Re: [PATCH] AFS filesystem for Linux (2/2)

From: David Howells (dhowells@cambridge.redhat.com)
Date: Mon Oct 07 2002 - 04:14:19 EST


> Last time I checked, yes. Callbacks should be sent only when the file is
> closed.

Sent by whom?

The client doesn't send callbacks. The server breaks all the callbacks on a
file whenever the contents or metadata of that file are changed. Closing has
nothing to do with it as far as the server is concerned (indeed, there is no
close).

> But local modification are per definition more up-to-date because you
> haven't closed the file yet. It is very much a problem of how you do your
> caching. I'm trying to tell you AFS has a well defined consistency model
> called session semantics. That directly influenzes every decision you make
> wrt. to caching and everything I've seen up until now shows me that you're
> simply implementing an NFS client that happens to speak to AFS servers.

I'm trying to follow the AFS architecture guide, without sacrificing too much
to cache coherency problems - which it sounds like Coda has... You've said it
requires user intervention (automated maybe) to fix up files for which the
cache has become inconsistent with respect to the server.

The difference is between Write-Back and Write-Through caching (to use h/w CPU
caching terminology). What I'm looking at doing is using Write-Through
caching, but I could make it configurable.

As I've said, Write-Back caching has more tricky security issues, particularly
when more than one user is changing a file on a client, given that the file
can't be "opened" with the server.

> Actually AFS is most definitely a stateful filesystem and as such has
> the concept of an open file.

Check the AFS fileserver API. There is no open call (and no close call). You
_can't_ "open" the file on the server. All you can do is fetch/store data or
metadata which gets you a short-term guarantee that you'll be told if what you
have is invalidated. (Admittedly, there are also calls for creating/destroying
various sorts of files, but they aren't pertinent to this discussion).

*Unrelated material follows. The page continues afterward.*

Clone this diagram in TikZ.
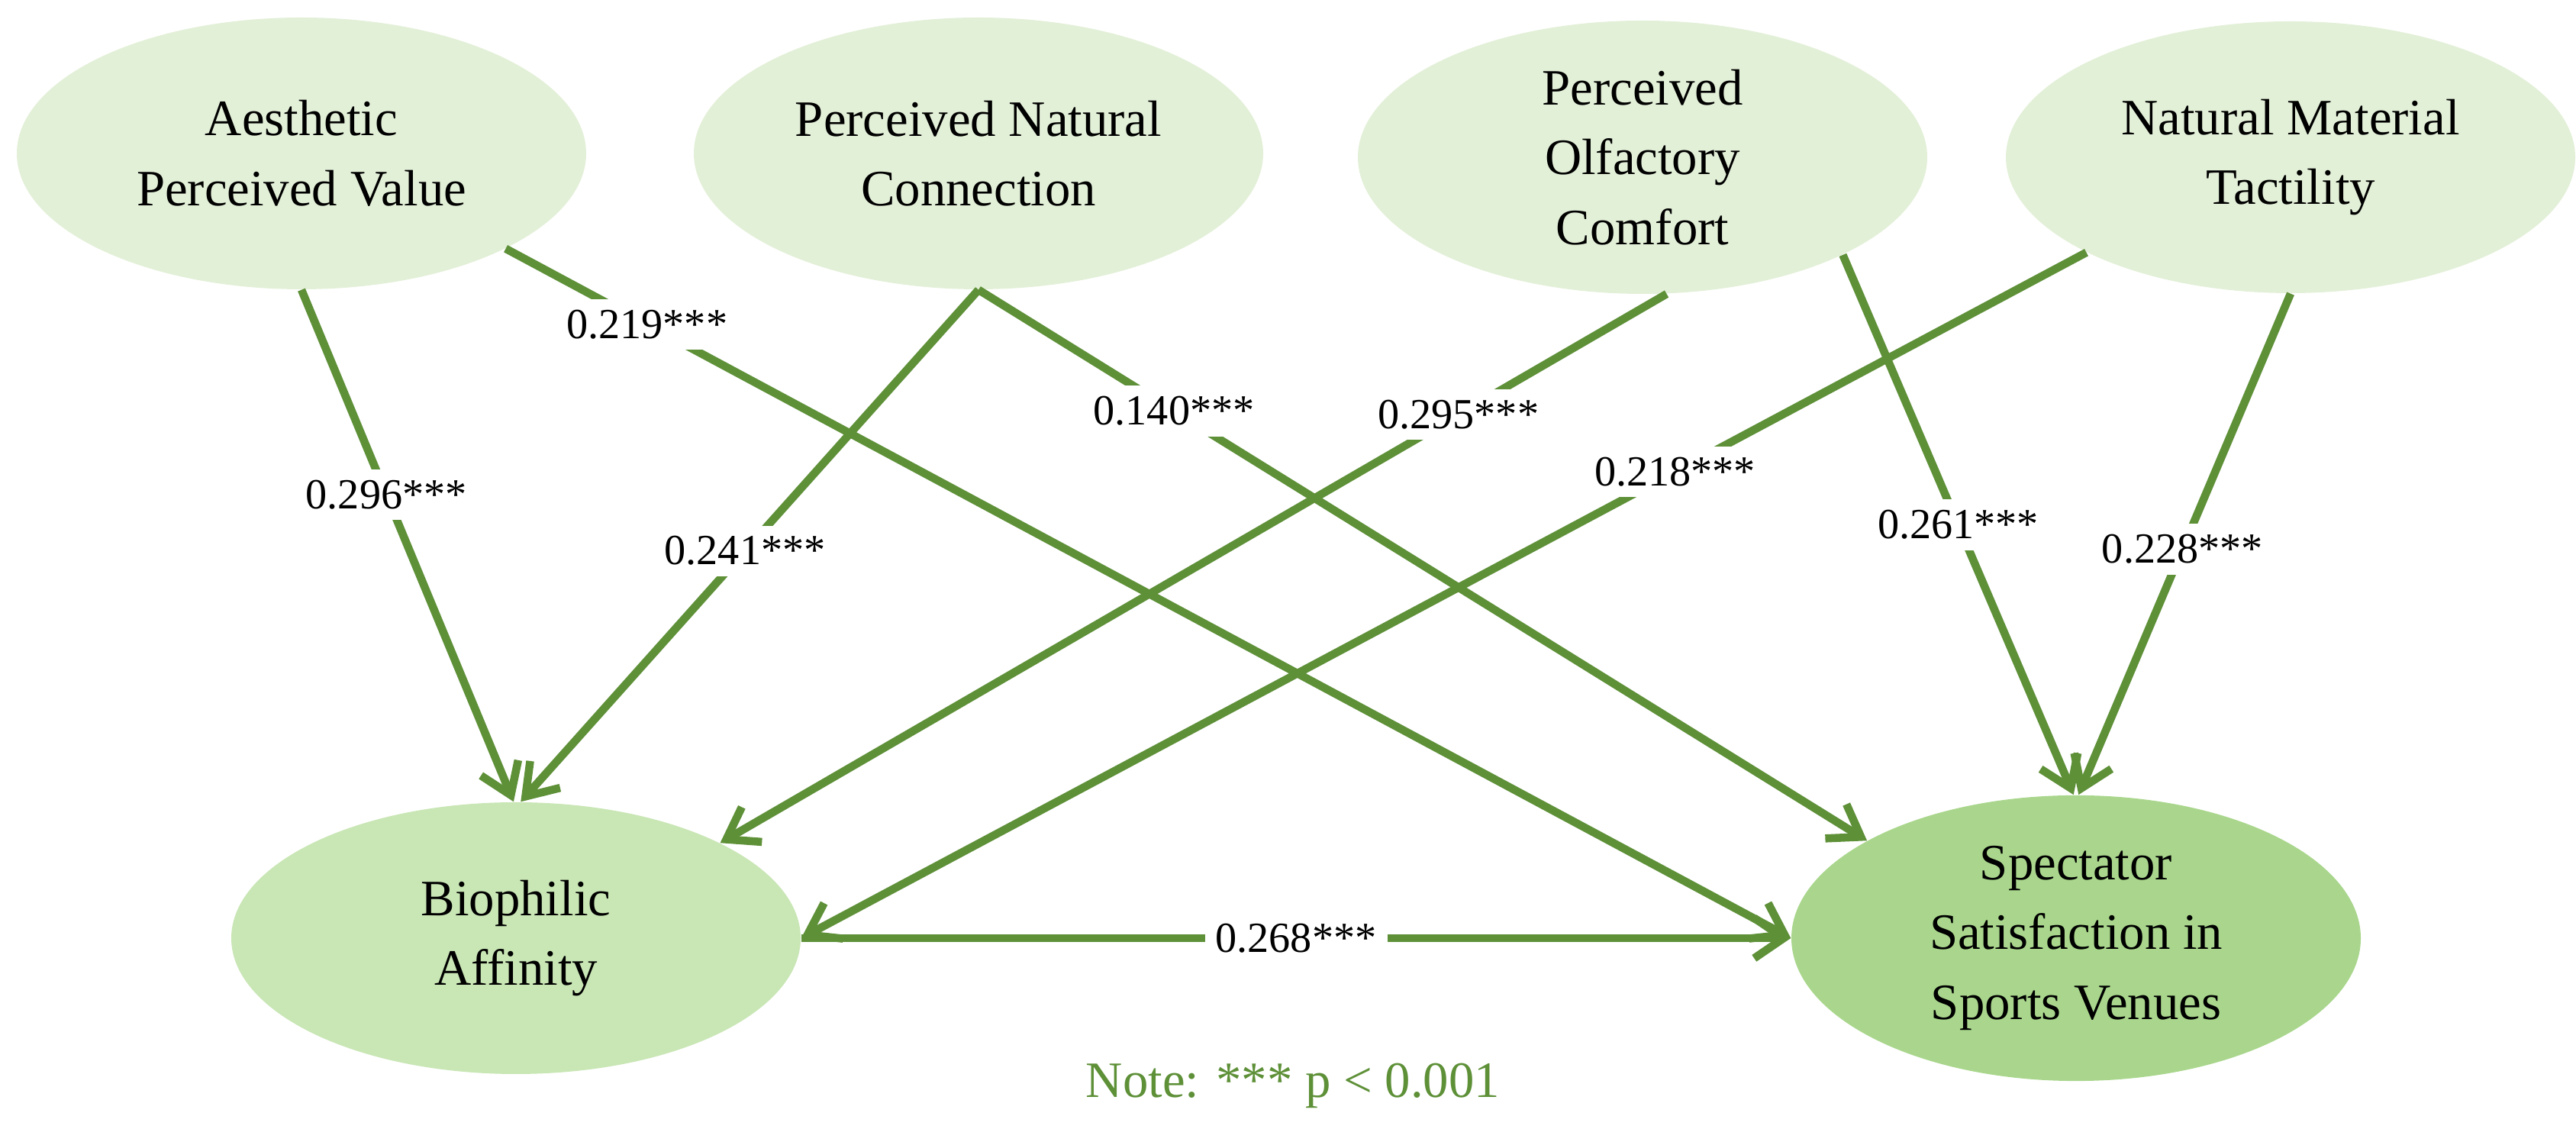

Thus, every time you access the file, your credentials have to be effectively
rechecked (the fileserver may cache granted permissions, but that's an
optimisation).

Furthermore, whilst the fileserver will inform you if the mode bits on a vnode
are changed, and probably when the ACL is changed on a directory, it won't
inform you when group ACEs of that ACL are changed in the protection
server. Therefore, the access rights granted to any particular set of
credentials may change without a client knowing about it - even if it still
holds a valid unbroken lease.

My point is that it can't be assumed that security details negotiated at
client-side open will still be valid come the first operation on that file.

> First of all, typical write-write sharing is extremely low, otherwise
> Coda wouldn't have even worked with it's optimistic replication and
> caching. Second of all permission changes are even rarer.

Rare isn't the same as impossible. If it can happen, it has to be considered
and has to be catered for.

> - We either succeed in writing the file when the person who lost access
> closed before the last writer who still had access. Big deal, he had
> access when he opened the file, and it is next to impossible to tell
> wheter his close arrived before or after the permission was taken away
> except when every operation is somehow given an absolute linear
> ordering in time. Generally too expensive on a distributed system
> with clients that may come and go as they please.

So someone else submits the now denied user's changes, thus allowing them to
bypass security... I'm not arguing that you're necessarily wrong. Some
compromise has to be made, and without being able to account to the server for
every one who has made a change to the data being submitted, and perform full
database style rollback and re-execute, the options are limited.

> - Or the person who lost access is the last one to close the file and
> trigger the writeback. In this case the servers will deny the write
> operation and the client will declare a conflict on that object and
> switch to disconnected mode. Someone who has write permission can
> repair the conflict.

This is not an option I can use.

> Actually, for any unmodified data there is only one copy. Once it is
> modified there are two (the dirty page and the logged change), why would
> there be a third, I don't care about the copy in the backing file...

You listed three (not including RAM): swap, logfile, underlying file.

> It has the advantage that even if you pull the powercord, we can still
> recover the last consistent set of metadata and from that validate both the
> data in the cache files, and revalidate everything against the servers,
> which we already need for the disconnected operation.

Does your cache run in synchronous mode with respect to the disc?

It may be that I can improve matters in my caching by using a journal... and
the VM/VFS has hooks for use by journalling filesystems such as EXT3.